Travel tech platform Oyo on Monday announced the withdrawal of its controversial 6,000:1 bonus issue plan, as per which, investors were to receive one bonus Compulsorily Convertible Preference Share (CCPS) for every 6,000 equity shares they hold in the company.
The company, in a statement, confirmed its roll back and said that it will shortly introduce a new and simplified bonus structure that includes all shareholders, ensuring equal participation and transparency, following feedback from shareholders.
"We are not proceeding with the current resolution and will shortly bring a fresh, unified proposal for shareholder approval in accordance with the Companies Act, 2013. The revised structure will be announced in the coming days and will not require any application process," an Oyo spokesperson said.
As per the previously proposed bonus resolution, Oyo had announced a bonus issue linked to a potential IPO pathway for equity shareholders. The earlier structure was designed to allow them to participate in the potential upside through an opt-in process, but the new resolution will be applicable to all classes of shareholders without requiring them to apply.
This development follows the company’s recent announcement extending the opt-in deadline to Nov. 9 and simplifying the participation process.

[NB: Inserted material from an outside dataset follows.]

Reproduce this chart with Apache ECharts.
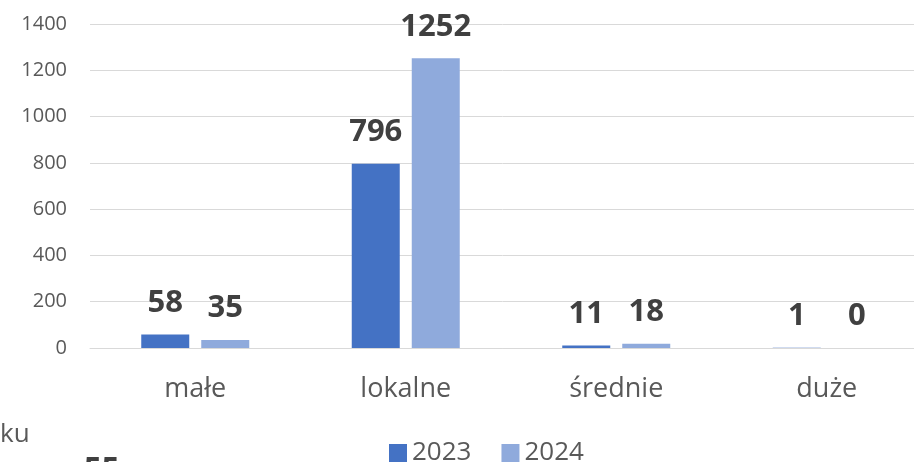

Under the now-scrapped bonus issue plan, shareholders were to get one preference share for every 6,000 equity shares held. They had the option of either opting in for a fixed conversion, where each such share becomes one equity share, or a milestone-linked option, with the milestone being the appointment of bankers for its potential IPO during the current financial year.
The plan had drawn criticism on social media, with financial expert Mohit Garg stating that the "bonus CCPS is a pure speculative bet which only insiders and promoters can control". He explained that the conditions of the bonus issue are as follows:
“Class A (Default): 1 CCPS → 1 share. (if you do nothing, ignore or miss the mail - you get 1 CCPS, which eventually converts to 1 equity share for every 6,000 shares).
Class B (Opt-in): If they are able to appoint "Merchant Bankers for IPO in this FY 25-26" → 1 CCPS → 1,109 shares. (So, one gets an additional 1109 bonus shares for every 6000 equity shares held now),” Garg said in his post.
He said that most retail shareholders end up with Class A shares, gaining little. On the other hand, promoters and large investors who opt for Class B could get a huge bonus if merchant bankers are appointed for a future IPO, Garg added.
“Now, only people who will know this & control this are promoters and senior folks in OYO. What an idea sirji.. let common investors ignore this message. Only promoters and large institutional holders apply for this Class B. They appoint Merchant bankers at their whims and corner a large pool of shares for free (sic),” Garg had further posted on X.